So the RPM Query (rq) tool that I inherited as ‘srpm’ from Stew Benedict back in the day at Mandriva is now on fedorahosted,org. Unfortunately, it’s missing history because I had a dickens of a time trying to extract it from my existing svn repo (I got it so just the relevant commits where in there, but the entire history of the other repo came with it which does me no good). You can check it out at https://fedorahosted.org/rq/wiki.
But the problem I’m having now, and maybe someone on the lazyweb can help me with this, is that it is absolutely freaking slow. Querying the database is fast enough when you’re searching for something, but doing the imports and especially handling the updates is a process of hours. For instance, to have it manage the updates for Fedora 14 (the SRPMs), I’m looking at 1311 package updates and 353 new packages being added. It’s been running since last night (I don’t know the specific time it started, but it has to be well over 10hrs ago) and it’s still in the “remove old package records” stage. That seems highly excessive to me.
But the database is big:
rqs 0.6 ($Id: rqs 425 2011-01-21 23:37:19Z [email protected] $) Database statistics: Database => User: rq, Host: localhost, Database: rqs Data size => 9.96 GB Tag records : 5 Package records : 21629 File records : 9554598 Source records : 76031 Ctags records: 56300434 Requires records: 100345
And what it is doing is first removing all of the old records (packages, files, ctags, requires, source files) before it can add in the new. Of course, it does this one at a time:
if self.type == 'source': tables = ('packages', 'sources', 'files', 'ctags', 'buildreqs') for rnum in to_remove: r_count = r_count + 1 for table in tables: query = "DELETE FROM %s WHERE p_record = %d" % (table, rnum) result = self.db.do_query(query)
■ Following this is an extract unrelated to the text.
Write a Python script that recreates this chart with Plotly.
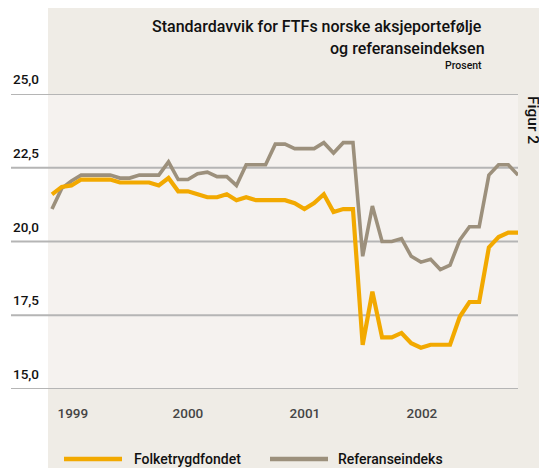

I think the problem is I’ve reached my limit of understanding of efficient MySQL as I’ve never dealt with data sets this huge. What would be the best way to handle this? Would using temporary tables work best? Would having each rpm repo on its own table work better? That would logistically be more work as I’d have to create SQL tables on the fly (and while I would like this thing to be portable between db types at some point, it currently isn’t — but this would have an impact when I want to make it portable). The problem then is if I want to query and look for ‘sshd.c’ for instance, I’d have to look across multiple tables (such as ‘rqs_f14_source’ and ‘rqs_rhel6_source’ instead of just ‘source’), but my concern is that might increase the query time (querying right now is pretty fast, and I don’t want to negatively impact querying times, but this import/update time now is ridiculous).
But maybe that is the answer? Multiple tables, grouped by repo (or tag, as rq calls them) as opposed to giant tables now? I mean, looking at the number of rows in the ctags table (56,300,434), this is a pretty huge dataset. Or can you remove from multiple tables at the same time (the p_record column is identical across tables… same name, same data).
Any hints to speed this sucker up?